Work to complete – Take the lines from the beginning of the material through the line containing "VP_X, VP_Y, CY, D" and retype them exactly, leaving the pictures out.

--- --- ---

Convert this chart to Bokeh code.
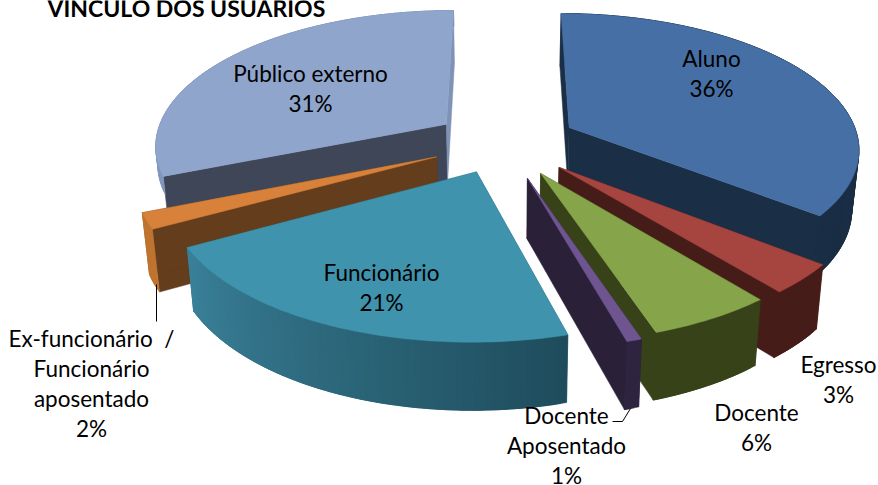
import math
from bokeh.plotting import figure
from bokeh.models import Range1d
from bokeh.core.properties import value
from bokeh.embed import file_html
from bokeh.resources import INLINE

# ---- data (percent of the pie; labels show them rounded)
categories = ["Aluno", "Egresso", "Docente", "Docente Aposentado", "Funcionário",
              "Ex-funcionário / Funcionário aposentado", "Público externo"]
shares = [35.7, 3.45, 5.8, 0.7, 21.3, 1.85, 31.2]
label_lines = [["Aluno"], ["Egresso"], ["Docente"], ["Docente", "Aposentado"], ["Funcionário"],
               ["Ex-funcionário\u00a0\u00a0/", "Funcionário", "aposentado"], ["Público externo"]]
title_text = "VÍNCULO DOS USUÁRIOS"

# ---- styles
top_colors = ["#4670A5", "#A64440", "#86A44A", "#6F5590", "#3F93AD", "#D7813B", "#8FA5CC"]
side_start = ["#1A2E45", "#461C19", "#374219", "#2A2139", "#2A6070", "#643D1C", "#3F4658"]
side_end = ["#1A2E45", "#461C19", "#374219", "#2A2139", "#2A6070", "#643D1C", "#7F93B6"]
wall_start = ["#1A2E45", "#461C19", "#374219", "#2E2440", "#1E4C5C", "#BF7531", "#8197BC"]
wall_end = ["#1A2E45", "#461C19", "#374219", "#2E2440", "#3A8199", "#BF7531", "#8197BC"]
explode = [74, 76, 75, 79, 68, 73, 70]
radius = [290, 292, 292, 292, 295, 292, 292]
wall_depth = [1, 1, 1, 1, 1, 1, 0.3]
draw_order = [6, 0, 5, 1, 2, 3, 4]
label_anchor = [(711, 58), (838, 364), (756, 412), (566, 415), (381, 272), (91, 338), (310, 73)]

# ---- perspective camera
VP_X, VP_Y, CY, D = 503.0, -800.0, 141.5, 2040.0


def project(u, v):
    w = D / (D - v)
    return VP_X + u * w, VP_Y + (CY - VP_Y) * w


def lower(pt, f=1.0):
    x, y = pt
    return x + (VP_X + (x - VP_X) * 0.98 - x) * f, y + (y * 0.047 + 52) * f


def mix(a, b, t):
    ca = [int(a[i:i + 2], 16) for i in (1, 3, 5)]
    cb = [int(b[i:i + 2], 16) for i in (1, 3, 5)]
    return "#%02x%02x%02x" % tuple(round(x + (y - x) * t) for x, y in zip(ca, cb))


total = sum(shares)
edges = [0.0]
for s in shares:
    edges.append(edges[-1] + s / total * 2 * math.pi)

xs, ys, colors = [], [], []


def add(poly, color):
    xs.append([p[0] for p in poly])
    ys.append([p[1] for p in poly])
    colors.append(color)


for i in draw_order:
    a0, a1 = edges[i], edges[i + 1]
    mid = (a0 + a1) / 2
    au, av = explode[i] * math.sin(mid), -explode[i] * math.cos(mid)
    apex = project(au, av)
    n = max(3, int((a1 - a0) * 60))
    rim = []
    for k in range(n + 1):
        t = a0 + (a1 - a0) * k / n
        rim.append(project(au + radius[i] * math.sin(t), av - radius[i] * math.cos(t)))
    add([apex, rim[0], lower(rim[0]), lower(apex)], side_start[i])
    add([apex, rim[-1], lower(rim[-1]), lower(apex)], side_end[i])
    for k in range(n):
        c = mix(wall_start[i], wall_end[i], (k + 0.5) / n)
        seg = rim[k:min(n, k + 3) + 1]
        add(seg + [lower(q, wall_depth[i]) for q in reversed(seg)], c)
    add([apex] + rim, top_colors[i])

p = figure(width=878, height=485, output_backend="svg", toolbar_location=None,
           x_range=Range1d(0, 878), y_range=Range1d(485, 0), min_border=0,
           outline_line_color=None, background_fill_color="white")
p.axis.visible = False
p.grid.visible = False
p.patches(xs, ys, fill_color=colors, line_color=colors, line_width=0.5)

# leader lines
p.line([156, 156], [284, 321], line_color="black", line_width=1)
p.line([612, 622, 630], [421, 421, 408], line_color="black", line_width=1)

# labels
FONT = value("Lato")
tx, ty, tt = [], [], []
for i, lines in enumerate(label_lines):
    ax, ay = label_anchor[i]
    rows = lines + [f"{round(shares[i])}%"]
    for j, row in enumerate(rows):
        tx.append(ax)
        ty.append(ay + j * 30)
        tt.append(row)
p.text(tx, ty, text=tt, text_font=FONT, text_font_size="22.5px", text_color="black",
       text_align="center", text_baseline="middle")
p.text([47], [7], text=[title_text], text_font=FONT, text_font_size="23px", text_font_style="bold",
       text_color="black", text_align="left", text_baseline="alphabetic")

open("out.html", "w").write(file_html(p, INLINE))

--- --- ---

Final result –
Convert this chart to Bokeh code.
import math
from bokeh.plotting import figure
from bokeh.models import Range1d
from bokeh.core.properties import value
from bokeh.embed import file_html
from bokeh.resources import INLINE

# ---- data (percent of the pie; labels show them rounded)
categories = ["Aluno", "Egresso", "Docente", "Docente Aposentado", "Funcionário",
              "Ex-funcionário / Funcionário aposentado", "Público externo"]
shares = [35.7, 3.45, 5.8, 0.7, 21.3, 1.85, 31.2]
label_lines = [["Aluno"], ["Egresso"], ["Docente"], ["Docente", "Aposentado"], ["Funcionário"],
               ["Ex-funcionário\u00a0\u00a0/", "Funcionário", "aposentado"], ["Público externo"]]
title_text = "VÍNCULO DOS USUÁRIOS"

# ---- styles
top_colors = ["#4670A5", "#A64440", "#86A44A", "#6F5590", "#3F93AD", "#D7813B", "#8FA5CC"]
side_start = ["#1A2E45", "#461C19", "#374219", "#2A2139", "#2A6070", "#643D1C", "#3F4658"]
side_end = ["#1A2E45", "#461C19", "#374219", "#2A2139", "#2A6070", "#643D1C", "#7F93B6"]
wall_start = ["#1A2E45", "#461C19", "#374219", "#2E2440", "#1E4C5C", "#BF7531", "#8197BC"]
wall_end = ["#1A2E45", "#461C19", "#374219", "#2E2440", "#3A8199", "#BF7531", "#8197BC"]
explode = [74, 76, 75, 79, 68, 73, 70]
radius = [290, 292, 292, 292, 295, 292, 292]
wall_depth = [1, 1, 1, 1, 1, 1, 0.3]
draw_order = [6, 0, 5, 1, 2, 3, 4]
label_anchor = [(711, 58), (838, 364), (756, 412), (566, 415), (381, 272), (91, 338), (310, 73)]

# ---- perspective camera
VP_X, VP_Y, CY, D = 503.0, -800.0, 141.5, 2040.0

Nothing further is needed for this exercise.